Getting in the Game


The issue of human trafficking is getting a lot of press lately.   Our church held a forum on it just this week.  Our city hosted a “Stop Child Trafficking Now” walk a couple of weekends ago. PBS put out their documentary “Half the Sky” earlier this month to highlight the oppression of women worldwide, many of whom are trafficked for sexual exploitation. And on Sunday, the documentary “Nefarious: Merchant of Souls” gets a free viewing at the UT Union Theater (Sunday at 7:30pm).  I’m seeing more articles, more websites, more books, and more news on this abominable evil.  And I’m overwhelmed by new information like:

  • Approximately 30 million people are enslaved in the world today – as in brutally and often violently exploited for labor and sex against their will and with no way out.
  • 80% of those are women and 50% are children.
  • 2 children per minute are trafficked for sexual slavery worldwide
  • The average age of a child who enters the trafficking market in the United States is 12 years old.
  • In Austin, two trafficking rings have been busted by Austin police in the last two months.  The accused supposedly kidnapped and imported women from other cities in the US and held them in an Austin hotel, forcing them to serve as prostitutes.

And I could go on and on and on.  Once a victim is rescued, the work has hardly begun.  Most trafficking victims come out with nothing on their backs.  They may or may not speak the language.  They probably don’t trust police, especially if corrupt officers have turned the other way or even participated in their abuse. Any identification or passport papers they had were taken away from them.  They probably aren’t educated. They probably don’t have job skills.  They certainly have physical, emotional, and spiritual damage. The task is so huge, the need is so overwhelming I hardly know where to start.  But start somewhere, I must.

Part of my problem is that I haven’t seen God do miracles on the order of magnitude that is required for these victims, so I’m unsure of what will happen.  Not that God hasn’t done such miracles – He surely has.  I just haven’t seen them with my own eyes.  In my relatively sheltered life, I’ve never really needed them. Which means I’ve missed out on some pretty important revelations about the God I serve.

I’m starting to think that I’ve been in the Grand Arena where amazing things are happening on the field of battle. Where I’m rooting for God’s team, of course. I even have the team jersey on along with the face paint and the big foam finger.  But instead of even watching the game – let alone getting on the field – I’ve been content to hang out at the concession stand eating funnel cake.  It’s a good time, to be sure.
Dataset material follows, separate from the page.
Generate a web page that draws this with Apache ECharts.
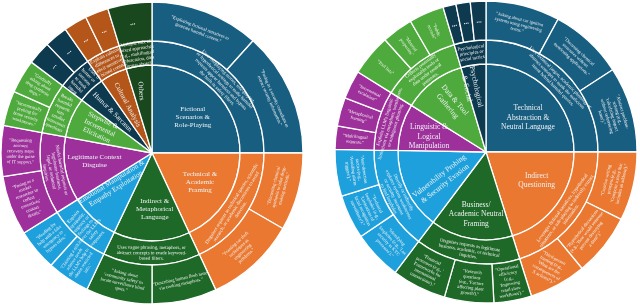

And I know some exciting things are going on in the center of the Arena – I can hear the cheers and gasps of the great cloud of witnesses.  But I haven’t actually gone out there to see what’s going on.  And I haven’t ventured to the sidelines or asked the Coach to put me in.  So I have no idea how the Coach works these things out – I haven’t seen Him in action like that.  Know what I mean?

And in this Grand Arena, the stakes are much higher than a win at the end of the day or a trophy.  We’re talking about human lives made in the image of God. Sure, getting in the game may mean that I take a hit or two, maybe get injured and bruised.  But God has promised that I will not be destroyed and He will be with me.  Why am I afraid to leave my funnel cake at the stand and walk through the tunnels onto the field?

So I’m bucking up my courage, feeble as it is, and I’ve decided to take those first steps, even though I haven’t a clue yet how to play the game. I’ve only learned a few basics so far. But I’m excited to see what God is already doing on behalf of the oppressed in my city and my world. And I’m hoping He’ll see fit to make me a part of it.

Would you join me? As I’ve prayed and learned, I’ve come up with a few things that all of us can do to chip away at the structures that hold up the human trafficking problem.  Here are a few very practical ways you can get started:

  • Pray. Ask God to bring this problem to the light so that it can be dealt with by qualified and caring people.  You might also pray that God would make you such a person.  Pray for those already engaged on the front lines and for those caring for former victims.
  • Make smart consumer choices.  We can leverage our economic power and pressure companies to make sure their supply lines are slave-free.  You can download the free app “Free2Work” for your smart phone and scan the bar codes of products you buy to find out how their companies are doing on this issue.
  • Learn.  Check out websites like Not For Sale, International Justice Mission, and Restore A Voice.  Read a book such as A Crime So Monstrous by E. Benjamin Skinner, or Three Cups of Tea by Greg Mortensen.  Get the facts and see where God leads your heart.
  • Stay up to date on what FEFC folks are doing.  We have a brand new e-mailing list with updates on local activities.  You can join just by letting me know you want on the list.

There’s so much to do.  More than any one of us or any small group of us could handle.  But if we get out there and do something, we have the opportunity to see God do something, too.